Hier wird erkennbar, dass man nicht schlecht beraten ist, diese zwei einander widersprechenden Verständnisse des Wortes Frieden klar voneinander zu trennen und sie in einem zweiten Schritt gegeneinander abzuwägen: Frieden im Sinne von Harmonie erscheint dabei als die anspruchsvollere und schwierige Lebensform, setzt sie doch voraus, die Andersheit und Fremdartigkeit derer, mit denen man Frieden hält, wahrzunehmen und anzuerkennen. Frieden im Sinne der Befriedung begnügt sich hingegen damit, Andersheiten zu ignorieren, Befremdlichkeiten auszublenden und den anderen irgendwie einfach machen zu lassen.
Friedrich Nietzsche nannte so etwas den „müden Frieden“, der sich etwa einstellt, wenn die Kämpfer oder Antipoden nach langen und verzehrenden Kämpfen erschöpft – oder tot – sind. Es ist ein Frieden, der nach langen Kriegen wohltut und verständlich ist, dabei aber stets um den Preis von Leben, Lebendigkeit oder Vitalität erkauft ist: ein Friedhofsfrieden, der berechtigt ist, wo alle Lebensgeister längst erloschen sind; der uns Menschen aber schlecht zu Gesichte steht, wo wir nicht gekämpft oder gerungen haben, sondern ihn allein um unseres lieben Frieden willens pflegen; wenn dieser wohl zufriedene Frieden eben nicht ein Kind vom Traurigkeit und Müdigkeit ist, sondern von geistiger Ignoranz, Gleichgültigkeit, Bequemlichkeit oder der puren Egozentrik eines „Mich gehen doch die anderen nichts an“.
Dieser Frieden ist gefährlich, denn er trägt nichts dazu bei, dass ein Geist der Freundschaft zwischen Menschen wächst und ein Gemeinwesen seinen inneren, spannungsvollen und doch harmonischen Zusammenhalt findet. Dieser Frieden ist faul, weil er sich nicht die Mühe macht, mit anderen Menschen in einer Beziehung zu leben, sondern letztlich nur um der eigenen Bequemlichkeit willen waltet. Dieser Frieden tötet die Lebendigkeit, die immer die spannungsvolle Auseinandersetzung, die Beschäftigung mit dem anderen braucht. Dieser Frieden schläfert ein und macht den Menschen unempfindlich für die Spannungen, die sich unter seiner trügerischen Oberfläche wie eine Tsunamiwelle auftürmen, bis sie offensichtlich werden.
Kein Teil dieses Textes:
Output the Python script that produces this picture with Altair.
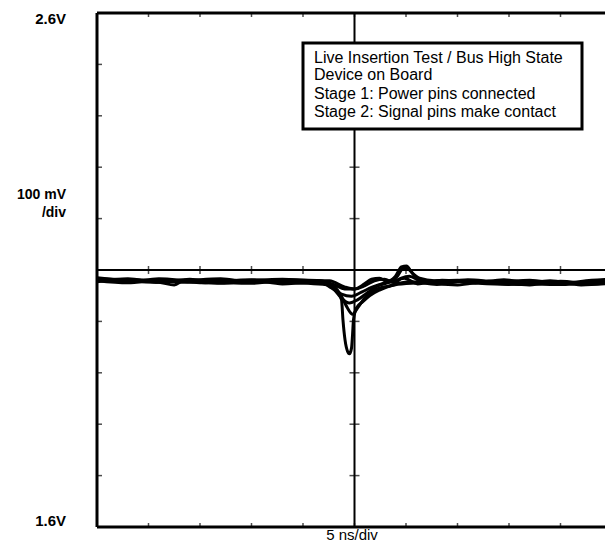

Es ist gut und richtig, sich für Frieden stark zu machen – wenn wir dabei nicht den Friedhofsfrieden unserer Konsumentenwelt anstreben, sondern jenen anspruchsvollen Frieden, der sich nicht in selbstsüchtiger Bequemlichkeit aus der (politischen) Verbindung mit anderen stiehlt, sondern die Mühe macht, mit anderen zu ringen, zu streiten, zu interagieren und immer wieder neu zu verständigen. Dieser Frieden aber will erlernt und eingeübt sein. Dafür braucht es eine Kultur des Gespräches und einen Geist des Miteinanders. Und dafür braucht es eine Weltanschauung oder Spiritualität, die ihren Anhängern gerade nicht den süßen Seelenfrieden in Aussicht stellt und sie dazu animiert, sich durch Meditation oder Nichtanhaftung innerlich zu befrieden. Nicht lächelnde Teilnahmslosigkeit und spannungslose Gelassenheit sind das, was echten Frieden möglich macht, sondern der Mut zu Auseinandersetzung, Verantwortung, Kritik und Versöhnung; nicht wertschätzendes Gesäusel, sondern rückhaltlose Ehrlichkeit.
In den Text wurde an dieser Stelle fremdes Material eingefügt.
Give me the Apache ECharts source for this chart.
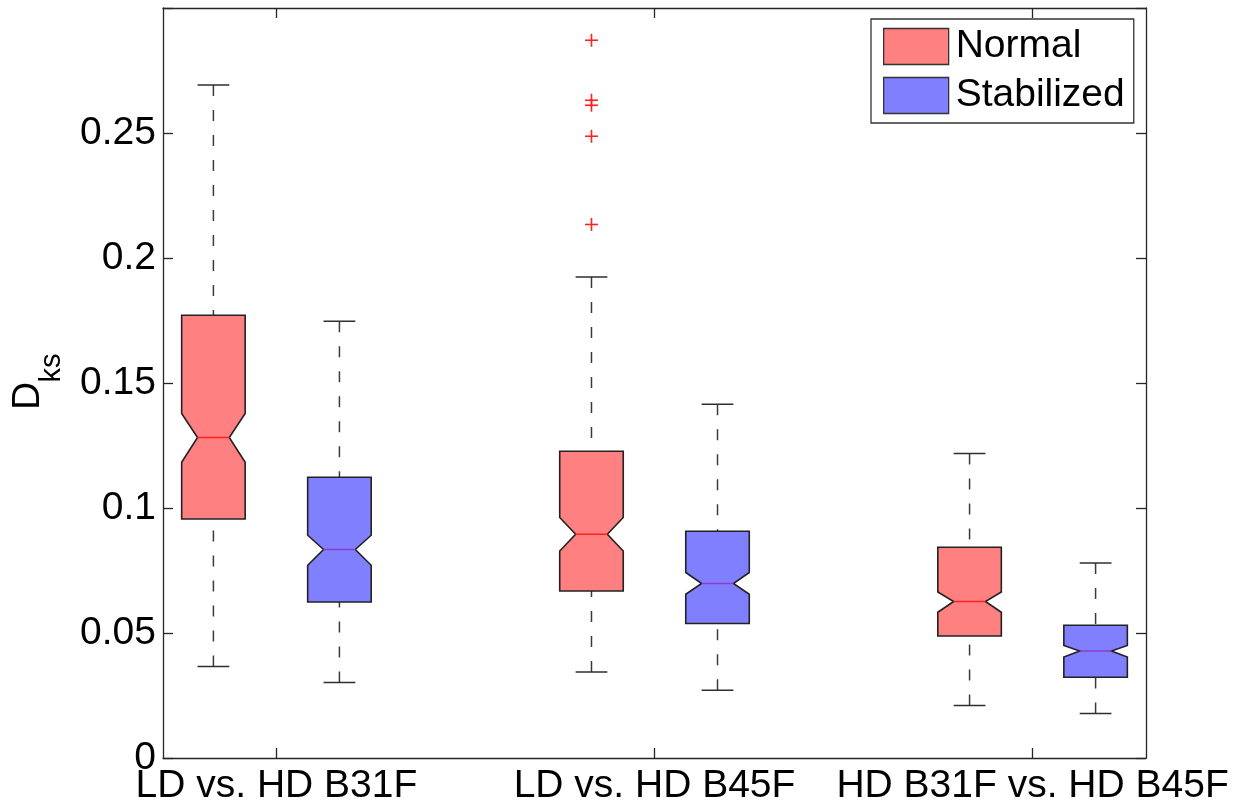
<!DOCTYPE html>
<html>
<head>
<meta charset="utf-8">
<script src="https://cdn.jsdelivr.net/npm/echarts@6/dist/echarts.min.js"></script>
<style>
  html, body { margin: 0; padding: 0; background: #fff; }
  #chart { width: 1250px; height: 810px; }
</style>
</head>
<body>
<div id="chart"></div>
<script>
// Group labels along the bottom axis
const categories = ['LD vs. HD B31F', 'LD vs. HD B45F', 'HD B31F vs. HD B45F'];

// Box statistics per group:
// [lower whisker, Q1, notch low, median, notch high, Q3, upper whisker]
const normalStats = [
  [0.0366, 0.0956, 0.1183, 0.1282, 0.1378, 0.1771, 0.2692],
  [0.0344, 0.0668, 0.0828, 0.0895, 0.0962, 0.1227, 0.1924],
  [0.0210, 0.0488, 0.0583, 0.0626, 0.0664, 0.0843, 0.1218]
];
const stabilizedStats = [
  [0.0302, 0.0624, 0.0771, 0.0834, 0.0891, 0.1123, 0.1747],
  [0.0271, 0.0538, 0.0655, 0.0698, 0.0742, 0.0907, 0.1415],
  [0.0178, 0.0323, 0.0404, 0.0428, 0.0450, 0.0531, 0.0780]
];

// Outliers: [group index, value]
const normalOutliers = [
  [1, 0.2871], [1, 0.2631], [1, 0.2611], [1, 0.2487], [1, 0.2134]
];
const stabilizedOutliers = [];

// Y axis tick labels (step 0.05)
const yTickLabels = ['0', '0.05', '0.1', '0.15', '0.2', '0.25'];

const FONT = "'Liberation Sans', Arial, Helvetica, sans-serif";
const AXIS_COLOR = '#262626';
const NORMAL_FILL = '#ff8080';
const STAB_FILL = '#8080ff';
const OFFSET = 1 / 6;      // box offset from group centre (axis units)
const HALF_W = 0.084;      // half box width
const NOTCH_W = 0.042;     // half width at the notch waist
const CAP_W = 0.042;       // half whisker-cap width

function boxData(stats, sign) {
  return stats.map((s, g) => [g + sign * OFFSET].concat(s));
}
function outlierData(list, sign) {
  return list.map(o => [o[0] + sign * OFFSET, o[1]]);
}

function makeBoxRenderer(fill, medianColor) {
  return function (params, api) {
    const x = api.value(0);
    const lowW = api.value(1), q1 = api.value(2), nlo = api.value(3),
          med = api.value(4), nhi = api.value(5), q3 = api.value(6), upW = api.value(7);
    const P = (dx, y) => api.coord([x + dx, y]);
    const lineStyle = { stroke: '#2e2e2e', lineWidth: 1.5 };
    const dashStyle = { stroke: '#3a3a3a', lineWidth: 1.5, lineDash: [11, 14] };
    const seg = (a, b, style) => ({
      type: 'line',
      shape: { x1: a[0], y1: a[1], x2: b[0], y2: b[1] },
      style: style
    });
    const outline = [
      P(-HALF_W, q1), P(-HALF_W, nlo), P(-NOTCH_W, med), P(-HALF_W, nhi), P(-HALF_W, q3),
      P(HALF_W, q3), P(HALF_W, nhi), P(NOTCH_W, med), P(HALF_W, nlo), P(HALF_W, q1)
    ];
    return {
      type: 'group',
      children: [
        seg(P(0, upW), P(0, q3), dashStyle),
        seg(P(0, lowW), P(0, q1), dashStyle),
        seg(P(-CAP_W, upW), P(CAP_W, upW), lineStyle),
        seg(P(-CAP_W, lowW), P(CAP_W, lowW), lineStyle),
        {
          type: 'polygon',
          shape: { points: outline },
          style: { fill: fill, stroke: '#222', lineWidth: 1.6, lineJoin: 'miter' }
        },
        seg(P(-NOTCH_W, med), P(NOTCH_W, med), { stroke: medianColor, lineWidth: 1.7 })
      ]
    };
  };
}

function renderPlus(params, api) {
  const c = api.coord([api.value(0), api.value(1)]);
  const h = 6.5;
  const st = { stroke: '#ff2020', lineWidth: 1.6 };
  return {
    type: 'group',
    children: [
      { type: 'line', shape: { x1: c[0] - h, y1: c[1], x2: c[0] + h, y2: c[1] }, style: st },
      { type: 'line', shape: { x1: c[0], y1: c[1] - h, x2: c[0], y2: c[1] + h }, style: st }
    ]
  };
}

const chart = echarts.init(document.getElementById('chart'), null, { renderer: 'canvas' });

const groupTicks = categories.map((c, i) => i);

const option = {
  backgroundColor: '#ffffff',
  animation: false,
  textStyle: { fontFamily: FONT },
  grid: { left: 163, top: 8, width: 983, height: 750 },
  legend: {
    orient: 'vertical',
    left: 871,
    top: 19,
    padding: [8, 9, 8, 12],
    itemGap: 10,
    itemWidth: 65,
    itemHeight: 36,
    backgroundColor: '#ffffff',
    borderColor: '#333',
    borderWidth: 1.3,
    borderRadius: 0,
    textStyle: { fontSize: 39, color: '#000', fontFamily: FONT, padding: [5, 0, 0, 2] },
    data: [
      { name: 'Normal', icon: 'rect', itemStyle: { color: NORMAL_FILL, borderColor: '#333', borderWidth: 1.3 } },
      { name: 'Stabilized', icon: 'rect', itemStyle: { color: STAB_FILL, borderColor: '#333', borderWidth: 1.3 } }
    ]
  },
  xAxis: [
    {
      type: 'value',
      position: 'bottom',
      min: -0.3,
      max: 2.3,
      splitLine: { show: false },
      axisLine: { show: true, onZero: false, lineStyle: { color: AXIS_COLOR, width: 1.3 } },
      axisTick: { show: true, inside: true, length: 10, customValues: groupTicks,
                  lineStyle: { color: AXIS_COLOR, width: 1.3 } },
      axisLabel: {
        show: true, customValues: groupTicks, margin: 9,
        fontSize: 39, color: '#000', fontFamily: FONT,
        formatter: v => categories[Math.round(v)] || ''
      }
    },
    {
      type: 'value',
      position: 'top',
      min: -0.3,
      max: 2.3,
      splitLine: { show: false },
      axisLine: { show: true, onZero: false, lineStyle: { color: AXIS_COLOR, width: 1.3 } },
      axisTick: { show: true, inside: true, length: 10, customValues: groupTicks,
                  lineStyle: { color: AXIS_COLOR, width: 1.3 } },
      axisLabel: { show: false }
    }
  ],
  yAxis: [
    {
      type: 'value',
      position: 'left',
      min: 0,
      max: 0.3,
      interval: 0.05,
      splitLine: { show: false },
      axisLine: { show: true, onZero: false, lineStyle: { color: AXIS_COLOR, width: 1.3 } },
      axisTick: { show: true, inside: true, length: 10, lineStyle: { color: AXIS_COLOR, width: 1.3 } },
      axisLabel: {
        margin: 7, fontSize: 39, color: '#000', fontFamily: FONT,
        formatter: v => yTickLabels[Math.round(v / 0.05)] || ''
      }
    },
    {
      type: 'value',
      position: 'right',
      min: 0,
      max: 0.3,
      interval: 0.05,
      splitLine: { show: false },
      axisLine: { show: true, onZero: false, lineStyle: { color: AXIS_COLOR, width: 1.3 } },
      axisTick: { show: true, inside: true, length: 10, lineStyle: { color: AXIS_COLOR, width: 1.3 } },
      axisLabel: { show: false }
    }
  ],
  graphic: [
    {
      type: 'text',
      x: 28, y: 396, rotation: Math.PI / 2,
      style: { text: 'D', fontSize: 39, fontFamily: FONT, fill: '#000', align: 'center', verticalAlign: 'middle' }
    },
    {
      type: 'text',
      x: 52, y: 368, rotation: Math.PI / 2,
      style: { text: 'ks', fontSize: 29, fontFamily: FONT, fill: '#000', align: 'center', verticalAlign: 'middle' }
    }
  ],
  series: [
    {
      name: 'Normal',
      type: 'custom',
      xAxisIndex: 0, yAxisIndex: 0,
      itemStyle: { color: NORMAL_FILL },
      renderItem: makeBoxRenderer(NORMAL_FILL, '#ff2020'),
      encode: { x: 0, y: [1, 2, 3, 4, 5, 6, 7] },
      data: boxData(normalStats, -1),
      z: 3
    },
    {
      name: 'Stabilized',
      type: 'custom',
      xAxisIndex: 0, yAxisIndex: 0,
      itemStyle: { color: STAB_FILL },
      renderItem: makeBoxRenderer(STAB_FILL, '#8c3cc8'),
      encode: { x: 0, y: [1, 2, 3, 4, 5, 6, 7] },
      data: boxData(stabilizedStats, 1),
      z: 3
    },
    {
      name: 'Normal outliers',
      type: 'custom',
      xAxisIndex: 0, yAxisIndex: 0,
      renderItem: renderPlus,
      encode: { x: 0, y: 1 },
      data: outlierData(normalOutliers, -1),
      z: 4
    },
    {
      name: 'Stabilized outliers',
      type: 'custom',
      xAxisIndex: 0, yAxisIndex: 0,
      renderItem: renderPlus,
      encode: { x: 0, y: 1 },
      data: outlierData(stabilizedOutliers, 1),
      z: 4
    }
  ]
};

chart.setOption(option);
</script>
</body>
</html>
Spannung zwischen Menschen wird es immer geben. Denn das Leben lebt von Spannung und Polarität. Ohne Andersheit und Fremdheit, ohne Auseinandersetzung und Konflikt, gibt es keine Lebendigkeit. Im Gegenteil: Sie sind die Voraussetzungen dafür, dass das Leben zur Entfaltung kommt. Eine Lebenskunst, die nicht das Leben ausbremst oder schwächt, sondern Lebendigkeit erblühen lässt, wird deshalb nicht den Friedhofsfrieden spannungslosen Lächelns lehren, sondern jene anspruchsvolle Kunst der Konversation mit denen, die so gänzlich anders sind als wir: jene menschliche Kompositionskunst, die das Leben des Einzelnen im Miteinander mit anderen zu einer schönen, kraftvollen und lebendigen Melodie erblühen lässt.